Piero Bellugi


Piero Bellugi was an Italian conductor from Florence.
He received a diploma in violin and viola from the Luigi Cherubini Conservatory in Florence, and also studied composition there with Luigi Dallapiccola. He also studied at the Accademia Musicale Chigiana in Siena and at the Universität Mozarteum Salzburg. Subsequently he studied conducting with Igor Markevitch, Rafael Kubelík, and Leonard Bernstein. With Bernstein he studied at the Berkshire Music Center at Tanglewood. On 10 August 1951 he conducted a performance of Maurice Ravel's Ma mère l'oye at Tanglewood's main shed.
In 1954-1956 he was conductor of the Tri-City Symphony Orchestra in Davenport, Iowa. He was the conductor of the Oakland Symphony Orchestra 1955-1959 and the Oregon Symphony 1959-1961. He declined to conduct the next season with Portland due to having so many engagements elsewhere.
In 1960, he made his debut at La Scala, Milan with George Frideric Handel’s opera Serse in the original version. In 1961, he became guest conductor at La Scala. He became the permanent conductor of the RAI Orchestra in Turin in 1967.
Piero Bellugi taught master classes at several institutions including the Accademia Musicale Chigiana in Siena, the University of California, Berkeley, and the New England Conservatory of Music in Boston. From 1996 he gave classes at the Luigi Cherubini Conservatory in Florence. David Spiro, Chiara Benati and Filippo Faes were among his students of conducting. He guest conducted for numerous orchestras and opera companies including the Aix-en-Provence Festival, Festival Canada in Ottawa, Rome Opera, Paris Opera, Santa Cecilia Orchestra, Lyric Opera of Chicago, and the San Francisco Opera. He was also a permanent conductor of the Italian Youth Orchestra and the Toscanini Orchestra of Parma.
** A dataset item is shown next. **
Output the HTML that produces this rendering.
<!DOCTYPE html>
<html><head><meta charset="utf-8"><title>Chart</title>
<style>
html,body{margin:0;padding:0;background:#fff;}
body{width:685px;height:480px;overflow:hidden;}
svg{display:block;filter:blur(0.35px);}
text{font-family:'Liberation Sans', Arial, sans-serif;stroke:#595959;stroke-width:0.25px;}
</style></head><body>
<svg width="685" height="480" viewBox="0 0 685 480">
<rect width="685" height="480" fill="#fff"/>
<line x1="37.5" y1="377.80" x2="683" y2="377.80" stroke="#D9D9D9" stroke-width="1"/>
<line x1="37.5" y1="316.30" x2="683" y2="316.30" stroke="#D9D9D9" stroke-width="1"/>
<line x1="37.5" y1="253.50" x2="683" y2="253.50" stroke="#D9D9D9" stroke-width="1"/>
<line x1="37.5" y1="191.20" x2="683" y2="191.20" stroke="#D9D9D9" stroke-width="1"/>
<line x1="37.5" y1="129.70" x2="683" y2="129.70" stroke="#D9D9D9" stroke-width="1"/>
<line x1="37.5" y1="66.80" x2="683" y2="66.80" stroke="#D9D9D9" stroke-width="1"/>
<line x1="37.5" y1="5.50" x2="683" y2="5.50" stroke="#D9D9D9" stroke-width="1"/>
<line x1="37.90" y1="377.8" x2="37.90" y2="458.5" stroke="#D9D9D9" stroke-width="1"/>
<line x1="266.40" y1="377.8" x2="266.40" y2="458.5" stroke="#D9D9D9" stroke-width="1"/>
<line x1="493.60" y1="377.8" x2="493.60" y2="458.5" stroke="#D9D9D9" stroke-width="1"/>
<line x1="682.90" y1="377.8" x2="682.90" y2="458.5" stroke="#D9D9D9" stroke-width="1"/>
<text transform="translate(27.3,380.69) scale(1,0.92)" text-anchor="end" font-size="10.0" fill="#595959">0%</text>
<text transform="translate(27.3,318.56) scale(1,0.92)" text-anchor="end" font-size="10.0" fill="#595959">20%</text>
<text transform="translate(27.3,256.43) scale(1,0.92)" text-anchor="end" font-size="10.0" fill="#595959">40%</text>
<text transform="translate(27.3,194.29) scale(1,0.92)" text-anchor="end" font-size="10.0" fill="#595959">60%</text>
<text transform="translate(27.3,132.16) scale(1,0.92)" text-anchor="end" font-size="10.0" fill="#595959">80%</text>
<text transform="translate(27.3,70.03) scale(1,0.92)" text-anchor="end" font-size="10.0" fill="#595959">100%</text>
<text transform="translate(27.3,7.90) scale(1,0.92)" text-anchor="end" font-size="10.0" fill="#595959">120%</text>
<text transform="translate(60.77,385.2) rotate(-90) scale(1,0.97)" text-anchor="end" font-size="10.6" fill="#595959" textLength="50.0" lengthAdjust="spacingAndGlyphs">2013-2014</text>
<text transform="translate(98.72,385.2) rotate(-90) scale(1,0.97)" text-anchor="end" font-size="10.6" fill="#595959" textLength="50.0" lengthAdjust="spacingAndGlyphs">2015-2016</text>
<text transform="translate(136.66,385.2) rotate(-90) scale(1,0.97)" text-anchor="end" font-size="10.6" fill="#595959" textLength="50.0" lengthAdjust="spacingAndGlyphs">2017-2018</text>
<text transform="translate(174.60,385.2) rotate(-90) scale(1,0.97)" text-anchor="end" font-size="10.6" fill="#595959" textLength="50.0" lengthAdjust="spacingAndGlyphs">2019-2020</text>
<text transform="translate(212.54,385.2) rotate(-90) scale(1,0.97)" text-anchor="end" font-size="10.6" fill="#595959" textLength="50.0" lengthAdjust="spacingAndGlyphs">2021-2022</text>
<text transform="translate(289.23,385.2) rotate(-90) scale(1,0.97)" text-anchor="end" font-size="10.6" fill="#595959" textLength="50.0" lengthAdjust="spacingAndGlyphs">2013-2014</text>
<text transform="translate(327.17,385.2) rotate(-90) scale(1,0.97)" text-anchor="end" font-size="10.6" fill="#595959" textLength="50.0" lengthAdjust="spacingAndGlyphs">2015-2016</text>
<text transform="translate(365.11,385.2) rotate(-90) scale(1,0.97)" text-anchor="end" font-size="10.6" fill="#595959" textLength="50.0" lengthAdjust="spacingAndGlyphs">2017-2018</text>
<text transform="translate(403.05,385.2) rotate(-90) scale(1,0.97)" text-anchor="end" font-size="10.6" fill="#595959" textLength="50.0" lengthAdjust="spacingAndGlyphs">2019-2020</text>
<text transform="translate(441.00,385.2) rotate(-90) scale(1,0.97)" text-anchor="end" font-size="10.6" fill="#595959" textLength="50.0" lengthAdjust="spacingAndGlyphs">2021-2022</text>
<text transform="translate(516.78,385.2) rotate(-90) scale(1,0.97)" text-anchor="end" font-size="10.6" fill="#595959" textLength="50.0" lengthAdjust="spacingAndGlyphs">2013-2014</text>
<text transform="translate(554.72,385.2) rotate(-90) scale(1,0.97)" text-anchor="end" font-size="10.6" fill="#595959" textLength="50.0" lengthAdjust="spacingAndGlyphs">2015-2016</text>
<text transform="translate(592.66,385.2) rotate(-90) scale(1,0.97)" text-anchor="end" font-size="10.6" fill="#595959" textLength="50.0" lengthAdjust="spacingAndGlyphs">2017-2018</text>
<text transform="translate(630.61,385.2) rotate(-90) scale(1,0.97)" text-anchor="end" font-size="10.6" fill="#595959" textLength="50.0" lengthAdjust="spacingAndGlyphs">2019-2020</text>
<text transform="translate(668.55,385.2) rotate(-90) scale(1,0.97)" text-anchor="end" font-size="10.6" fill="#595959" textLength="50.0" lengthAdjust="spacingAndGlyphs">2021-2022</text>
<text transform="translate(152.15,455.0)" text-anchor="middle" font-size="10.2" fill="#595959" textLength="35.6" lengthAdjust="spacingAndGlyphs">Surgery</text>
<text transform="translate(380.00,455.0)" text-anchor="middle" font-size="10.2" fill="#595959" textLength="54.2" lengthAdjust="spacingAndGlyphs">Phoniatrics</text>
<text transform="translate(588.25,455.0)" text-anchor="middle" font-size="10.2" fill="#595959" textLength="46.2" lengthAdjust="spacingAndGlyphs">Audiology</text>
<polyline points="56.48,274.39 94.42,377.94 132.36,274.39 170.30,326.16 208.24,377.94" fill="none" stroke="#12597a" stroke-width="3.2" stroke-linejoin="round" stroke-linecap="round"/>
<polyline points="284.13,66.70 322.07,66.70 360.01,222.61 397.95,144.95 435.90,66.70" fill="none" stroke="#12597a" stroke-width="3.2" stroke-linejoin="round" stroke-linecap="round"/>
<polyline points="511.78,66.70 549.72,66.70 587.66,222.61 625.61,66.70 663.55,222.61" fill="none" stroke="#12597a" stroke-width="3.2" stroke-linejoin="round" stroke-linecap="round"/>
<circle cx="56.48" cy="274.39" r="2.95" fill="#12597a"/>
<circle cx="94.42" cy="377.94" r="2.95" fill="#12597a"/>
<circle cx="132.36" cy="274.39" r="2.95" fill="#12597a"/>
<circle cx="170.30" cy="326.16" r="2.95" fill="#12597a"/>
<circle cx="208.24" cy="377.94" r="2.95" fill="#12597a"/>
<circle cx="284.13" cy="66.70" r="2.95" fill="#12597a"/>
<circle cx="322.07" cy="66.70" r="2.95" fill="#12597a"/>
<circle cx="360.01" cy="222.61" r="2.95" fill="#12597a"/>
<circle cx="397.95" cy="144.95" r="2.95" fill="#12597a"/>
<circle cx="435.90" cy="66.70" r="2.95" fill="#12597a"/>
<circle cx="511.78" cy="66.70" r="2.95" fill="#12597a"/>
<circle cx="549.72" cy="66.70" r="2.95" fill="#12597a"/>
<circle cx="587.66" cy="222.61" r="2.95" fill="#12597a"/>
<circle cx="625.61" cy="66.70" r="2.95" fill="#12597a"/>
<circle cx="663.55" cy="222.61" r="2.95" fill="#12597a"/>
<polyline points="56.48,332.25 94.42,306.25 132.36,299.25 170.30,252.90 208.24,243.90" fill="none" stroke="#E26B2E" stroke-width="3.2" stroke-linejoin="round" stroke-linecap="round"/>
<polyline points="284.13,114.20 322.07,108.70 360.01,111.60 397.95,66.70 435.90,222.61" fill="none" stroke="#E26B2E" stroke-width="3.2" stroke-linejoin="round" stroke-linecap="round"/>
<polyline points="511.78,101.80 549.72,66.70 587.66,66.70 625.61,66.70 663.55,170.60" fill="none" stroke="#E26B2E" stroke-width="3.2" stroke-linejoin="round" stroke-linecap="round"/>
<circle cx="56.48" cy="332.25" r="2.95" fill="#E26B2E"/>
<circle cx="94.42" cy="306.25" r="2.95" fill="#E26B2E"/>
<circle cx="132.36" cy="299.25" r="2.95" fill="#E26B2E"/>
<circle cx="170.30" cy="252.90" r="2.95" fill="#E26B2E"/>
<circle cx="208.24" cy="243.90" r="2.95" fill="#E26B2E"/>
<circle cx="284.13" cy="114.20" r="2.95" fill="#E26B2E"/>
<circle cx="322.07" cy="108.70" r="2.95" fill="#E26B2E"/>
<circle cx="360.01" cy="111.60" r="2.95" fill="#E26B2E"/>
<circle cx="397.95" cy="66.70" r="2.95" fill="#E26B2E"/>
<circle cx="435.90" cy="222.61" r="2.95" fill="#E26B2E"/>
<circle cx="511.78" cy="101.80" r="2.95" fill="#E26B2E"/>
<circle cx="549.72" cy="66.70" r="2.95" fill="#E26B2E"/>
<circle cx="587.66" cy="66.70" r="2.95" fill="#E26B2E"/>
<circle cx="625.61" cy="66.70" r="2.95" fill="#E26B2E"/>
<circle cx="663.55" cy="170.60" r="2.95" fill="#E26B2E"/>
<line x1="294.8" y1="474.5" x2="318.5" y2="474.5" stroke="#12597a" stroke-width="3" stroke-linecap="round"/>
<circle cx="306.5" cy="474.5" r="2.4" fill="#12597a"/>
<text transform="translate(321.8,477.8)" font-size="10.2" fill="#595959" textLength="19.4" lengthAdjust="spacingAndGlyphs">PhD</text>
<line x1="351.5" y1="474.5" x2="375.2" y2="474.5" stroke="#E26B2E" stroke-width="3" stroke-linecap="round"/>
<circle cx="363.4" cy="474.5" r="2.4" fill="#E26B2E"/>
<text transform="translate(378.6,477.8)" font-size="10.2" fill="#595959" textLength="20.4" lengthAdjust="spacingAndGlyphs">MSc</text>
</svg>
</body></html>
Piero Bellugi conducted the premiere of Darius Milhaud's Symphony No. 10 and Goffredo Petrassi's Settimo Concerto. According to the conductor's web site Piero Bellugi's repertory spanned "from the music of Monteverdi, to that of avant-garde composers, and has presented many world premiéres ”.
Piero Bellugi was named as the artistic director of Palermo's opera house, the Teatro Massimo, in January 2004. He died in Florence.
His son David Bellugi is a recorder virtuoso.